Violence is circle, like a wheel, and when you start it spinning, you never know where it is going to stop or how hard.

What you have just read above spewed itself in one sitting out of a well of inner anger I did not know I had. In retrospect, I can see the anger arose out of a combination of current events: the return of more and more Americans from Iraq in caskets, the arrogant maligning of John Kerry's war record in the recent election, and what he decided to do

with the medals he earned, and sick acts toward Iraqi prisoners who are helpless human beings.

It is a characteristic of a liberal mind that it is not closed. Thus, I have read and re-read the above words many times since my subconscious launched them to insure they are true. I find myself asking if there were three WACs or two in my car? Did I truly take the mother in one arm? Did J--- put the pistol against my head or just point it at me or was he pointing it at my friend, Bill McGlothlin, who was with me? Is it possible Mister H--- read the telegram while I couldn't speak? I decided these things did not effect the deeper meaning of what I had written. I believe it to be true.

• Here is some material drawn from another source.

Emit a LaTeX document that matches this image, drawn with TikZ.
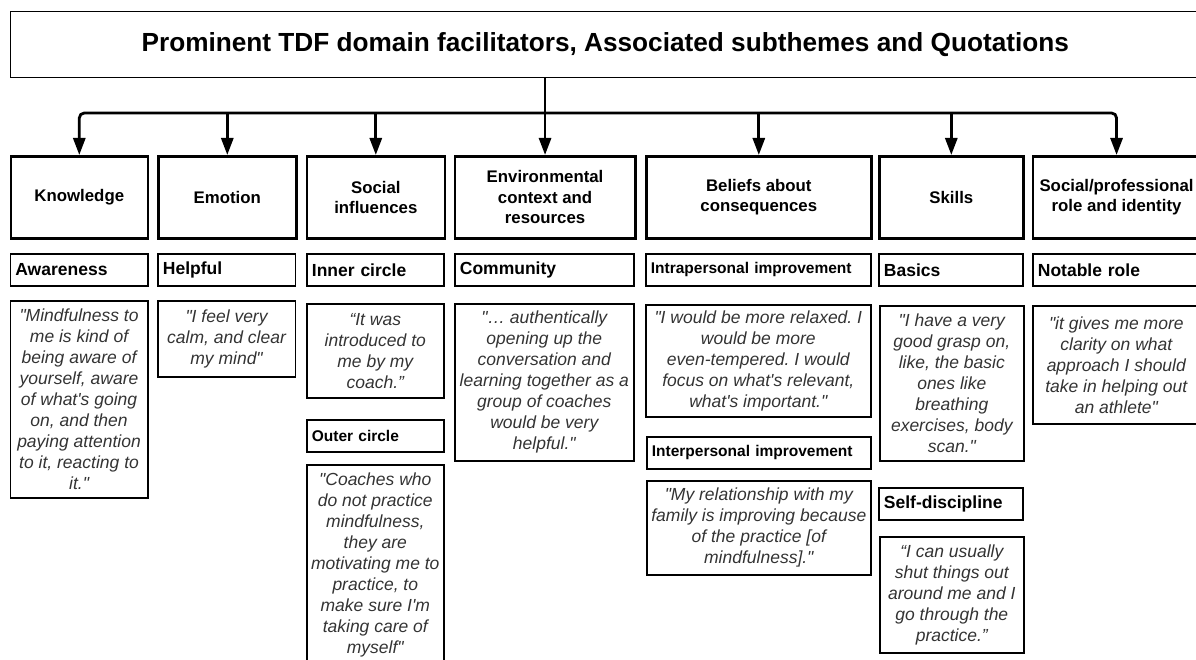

On the drag-racing arrest, however, I find I was not entirely honest. Another sergeant and I drove across Montgomery on US-231. He drove a Corvette, and I had a Plymouth Baracuda. Between us we had about 800 horsepower, and the cars looked like they were drag racing when they were parked. On the other hand, both of us had drank a beer or two at a nightclub and were holding our speed to the limit because we didn't want to be stopped. It is therefore possible that an off-duty policeman might have misinterpreted what we were doing and conscientiously pulled us over. It is certainly possible in the passage of thirty-six years that the gun in his hand may be in my mind and not a real event. On the other hand, this is what I remember, and what are we, but what we remember and do.

It is not like me to leave an article without a bit of hope, a glimmer of how to make things better. That information is within the article, and it is for each of you to seize it.